-- START Materials provided --

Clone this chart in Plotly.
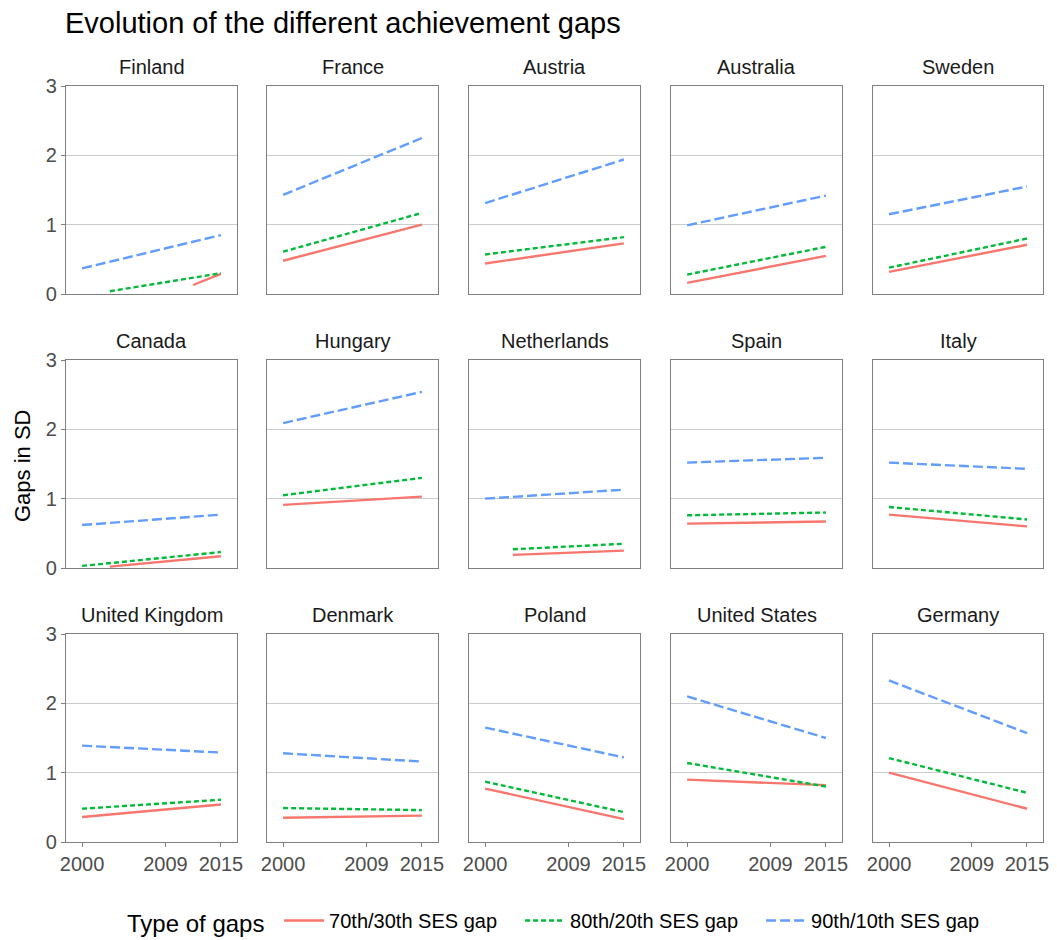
import plotly.graph_objects as go

# Countries in facet order (row by row)
countries = ["Finland", "France", "Austria", "Australia", "Sweden",
             "Canada", "Hungary", "Netherlands", "Spain", "Italy",
             "United Kingdom", "Denmark", "Poland", "United States", "Germany"]

end_year = 2015
year_ticks = [2000, 2009, 2015]
gap_ticks = [0, 1, 2, 3]

# 70th/30th SES gap: first year available, value then, value in 2015
start_7030 = [2012, 2000, 2000, 2000, 2000, 2003, 2000, 2003, 2000, 2000, 2000, 2000, 2000, 2000, 2000]
first_7030 = [0.13, 0.48, 0.44, 0.16, 0.32, 0.02, 0.91, 0.19, 0.64, 0.77, 0.36, 0.35, 0.77, 0.90, 1.00]
last_7030 = [0.29, 1.00, 0.73, 0.55, 0.71, 0.17, 1.03, 0.25, 0.67, 0.60, 0.54, 0.38, 0.33, 0.82, 0.48]

# 80th/20th SES gap
start_8020 = [2003, 2000, 2000, 2000, 2000, 2000, 2000, 2003, 2000, 2000, 2000, 2000, 2000, 2000, 2000]
first_8020 = [0.04, 0.61, 0.57, 0.28, 0.38, 0.03, 1.05, 0.27, 0.76, 0.88, 0.48, 0.49, 0.87, 1.14, 1.21]
last_8020 = [0.30, 1.17, 0.82, 0.68, 0.80, 0.23, 1.30, 0.35, 0.80, 0.70, 0.61, 0.46, 0.43, 0.80, 0.71]

# 90th/10th SES gap
start_9010 = [2000] * 15
first_9010 = [0.37, 1.43, 1.31, 0.99, 1.15, 0.62, 2.09, 1.00, 1.52, 1.52, 1.39, 1.28, 1.65, 2.10, 2.33]
last_9010 = [0.85, 2.25, 1.94, 1.42, 1.55, 0.77, 2.54, 1.13, 1.59, 1.43, 1.29, 1.16, 1.22, 1.50, 1.57]

gap_names = ["70th/30th SES gap", "80th/20th SES gap", "90th/10th SES gap"]
gap_colors = ["#F8766D", "#00BA38", "#619CFF"]
gap_dashes = ["solid", "5px,3px", "10px,4px"]
gap_series = [(start_7030, first_7030, last_7030),
              (start_8020, first_8020, last_8020),
              (start_9010, first_9010, last_9010)]

W, H = 1057, 940
FONT = "Liberation Sans, Arial, sans-serif"
col_px = [(66, 237), (267, 438), (469, 640), (671, 842), (873, 1043)]
row_px = [(86, 294), (360, 568), (634, 842)]

fig = go.Figure()
layout = dict(
    width=W, height=H, autosize=False,
    margin=dict(l=0, r=0, t=0, b=0, autoexpand=False),
    paper_bgcolor="white", plot_bgcolor="white",
    font=dict(family=FONT, color="#000000"),
    title=dict(text="Evolution of the different achievement gaps",
               x=65 / W, xanchor="left", y=1 - 23 / H, yanchor="middle",
               font=dict(size=29, family=FONT, color="#000000")),
    legend=dict(orientation="h", x=125 / W, xanchor="left",
                y=1 - 922 / H, yanchor="middle",
                title=dict(text="Type of gaps ", font=dict(size=24, family=FONT)),
                font=dict(size=20, family=FONT, color="#000000"),
                bgcolor="rgba(0,0,0,0)", itemwidth=40,
                entrywidth=186, entrywidthmode="pixels"),
)
annotations = []

for i, country in enumerate(countries):
    r, c = divmod(i, 5)
    idx = "" if i == 0 else str(i + 1)
    x0, x1 = col_px[c]
    y0, y1 = row_px[r]
    bottom = r == 2
    left = c == 0
    layout["xaxis" + idx] = dict(
        domain=[x0 / W, x1 / W], anchor="y" + idx,
        range=[1998.26, 2016.74], tickvals=year_ticks,
        showticklabels=bottom, ticks="outside" if bottom else "",
        ticklen=4, tickwidth=1.2, tickcolor="#7f7f7f",
        tickfont=dict(size=20, color="#4d4d4d", family=FONT),
        showgrid=False, zeroline=False,
        showline=True, mirror=True, linecolor="#7f7f7f", linewidth=1.3,
    )
    layout["yaxis" + idx] = dict(
        domain=[1 - y1 / H, 1 - y0 / H], anchor="x" + idx,
        range=[0, 3], tickvals=gap_ticks,
        showticklabels=left, ticks="outside" if left else "",
        ticklen=4, tickwidth=1.2, tickcolor="#7f7f7f",
        tickfont=dict(size=20, color="#4d4d4d", family=FONT),
        showgrid=True, gridcolor="#cccccc", gridwidth=1.2, zeroline=False,
        showline=True, mirror=True, linecolor="#7f7f7f", linewidth=1.3,
    )
    annotations.append(dict(
        text=country, x=(x0 + x1) / 2 / W, y=1 - (y0 - 19) / H,
        xref="paper", yref="paper", xanchor="center", yanchor="middle",
        showarrow=False, font=dict(size=20, family=FONT, color="#1a1a1a")))

    for g, (starts, firsts, lasts) in enumerate(gap_series):
        fig.add_trace(go.Scatter(
            x=[starts[i], end_year], y=[firsts[i], lasts[i]],
            mode="lines", name=gap_names[g], legendgroup=gap_names[g],
            showlegend=(i == 0),
            line=dict(color=gap_colors[g], width=2.4, dash=gap_dashes[g]),
            xaxis="x" + idx, yaxis="y" + idx, hoverinfo="skip"))

annotations.append(dict(
    text="Gaps in SD", x=22 / W, y=1 - 466 / H, xref="paper", yref="paper",
    textangle=-90, showarrow=False, xanchor="center", yanchor="middle",
    font=dict(size=22, family=FONT, color="#000000")))
layout["annotations"] = annotations

fig.update_layout(**layout)
fig.write_html("out.html")
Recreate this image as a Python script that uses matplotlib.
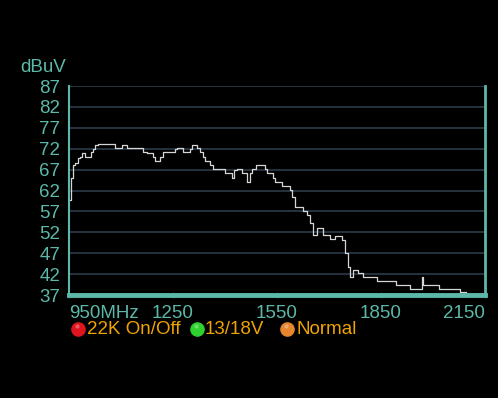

-- END Materials provided --

Objective — From the first line of the entries above down to the line holding "gap_ticks = [0, 1, 2, 3]", quote each line exactly and nothing else, skipping pictures.

Response to this task —
Clone this chart in Plotly.
import plotly.graph_objects as go

# Countries in facet order (row by row)
countries = ["Finland", "France", "Austria", "Australia", "Sweden",
             "Canada", "Hungary", "Netherlands", "Spain", "Italy",
             "United Kingdom", "Denmark", "Poland", "United States", "Germany"]

end_year = 2015
year_ticks = [2000, 2009, 2015]
gap_ticks = [0, 1, 2, 3]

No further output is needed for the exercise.